The series follows a six-year-old dog named Doki and his five friends; Mundi, Oto, Anabella, Gabi, and Fico, who are members of the Worldwide Expedition Club and a group of explorers collectively known as "Team Doki". On May 12, 2016, the series was renewed for a third season that premiered on March 4, 2017. The show's fourth season was initially scheduled to premiere in 2020. However, the season was actually cancelled.

==Characters==
===Main===
- Doki (voiced by Griffin Hook in seasons 1–2 and William Romain in season 3) is an 6-year-old dalmatian dog, whose love of adventure makes very crazy situations absolutely no problem for him.

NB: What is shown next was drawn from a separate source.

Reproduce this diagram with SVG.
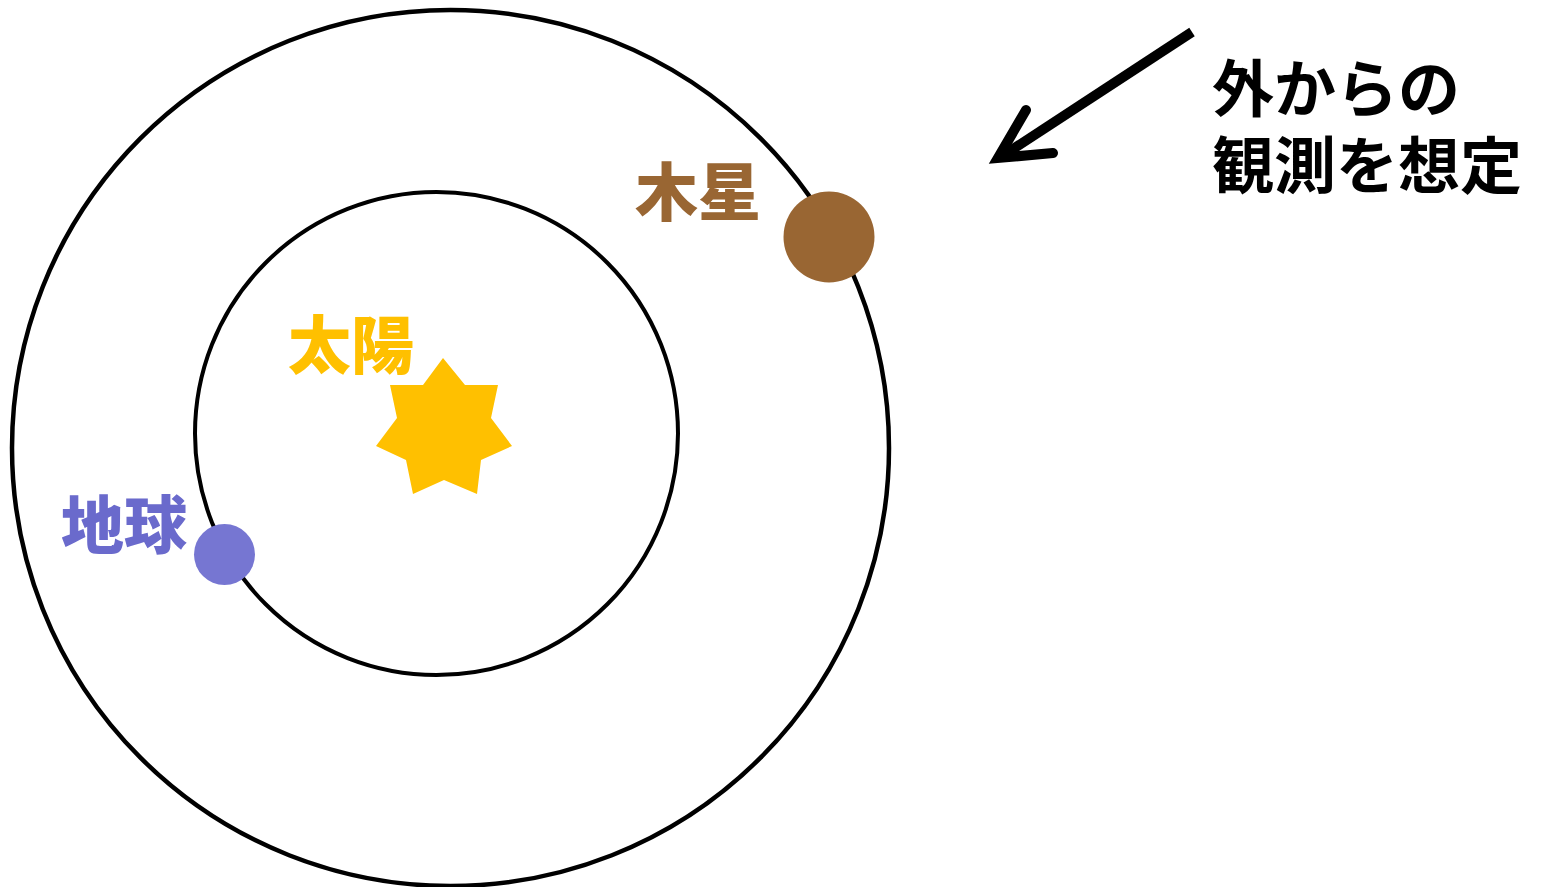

Doki is always open to suggestions and tips from his friends. He learns from his mistakes a lot and applies his knowledge to his adventures.
- Mundi (voiced by Tara Emo) is a ladybug/fairy hybrid, who is also an expert mechanic. She is always helps others when needed. When the team goes on expeditions, she pinpoints the destination on the map and says “(Name of place), here we come!”
- Oto (voiced by Caden Hughes in seasons 1–2 and Collin Dean in season 3) is an anteater, and the captain, conductor, or driver of any vehicle or transport method that the group of explorers use in their adventures. His confidence doesn't always fit with their skills and perfect landings. Oto loves to change clothes, costumes or hats and almost always travels with his friend Mundi. Mundi can fix what he breaks.
- Anabella (voiced by Katie Grant) is a hot pink flamingo, and the innocent, playful and loving little sister of the group. Always very happy, she tends to daydream a lot and can easily get distracted by anything beautiful or unusual. She is deeply sensitive, and she often expresses how she feels by dancing. Anabella is very cute and has a free spirit, and is open and very adventurous.
- Gabi (voiced by Sarah Sheppard) is a bright, energetic, and precocious goat who is the most grown-up of the group and often uses complex words that the team doesn't always understand. She has a great sense of humour and is very brave, loyal, stubborn when necessary, and very competitive. Despite her obvious maturity, Gabi hides a weakness; a tendency to believe that she is the smartest of the group, appearing insensitive to the feelings of others and her great heart, the salvation of all complicated situations. She has a pet worm named Lancelot.
- Fico (voiced by Lucas Kalechstein in seasons 1–2 and Roman Lutterotti in season 3) is a blue otter, and the silly one of the group who is cheerful and known for being quite funny, affectionate, and impulsive. He's like a whirlwind, impetuous and energetic, to the point of almost being hyperactive. However, he sometimes gets a bit confused and easily distracted, and this situation usually leads to awkward and difficult situations that he struggles to face. He loves risky activities, water sports, and speed.

==Episodes==

| Season | Episodes |  | Originally released |  |
| First released | Last released |
| Pilot | 2 |  | December 23, 2009 |  |
| 1 | 26 |  | April 15, 2013 | September 17, 2014 |
| Specials | 5 |  | January 1, 2015 | July 23, 2017 |
| 2 | 26 |  | May 18, 2015 | April 22, 2016 |
| 3 | 24 |  | March 4, 2017 | June 18, 2019 |

==Production==
From 2005 to 2016, Doki served as Discovery Kids' Latin American mascot for bumpers. In 2012, JBMW Media began developing Doki as a full series, with Portfolio Entertainment producing and distributing the series on April 15, 2013. For seasons 1 and 2, PiP Animation Services produced animation. Starting with season 3, Portfolio Animation took over animation production.

==Broadcast==
Doki premiered on Discovery Familia in the United States on November 11, 2013. The English version later premiered on Qubo on September 1, 2014, until it ceased on February 28, 2021, and ION Television's Qubo Kids Corner programming block on January 4, 2015. The episode "Doki Rocks Rio" aired on Discovery Family on August 5, 2016 and August 7, 2016, respectively.

In Asia, the series premiered on Discovery Kids Asia on February 15, 2016, and on Discovery Family in Africa on April 1, 2016. In Canada, the show airs on Knowledge Network, TVOKids and Toon-A-Vision. In Australia, the show aired on Discovery Kids. In Iran, the show aired on IRIB TV2. In the United Arab Emirates the show debuted on Nat Geo Kids Abu Dhabi on November 20, 2017.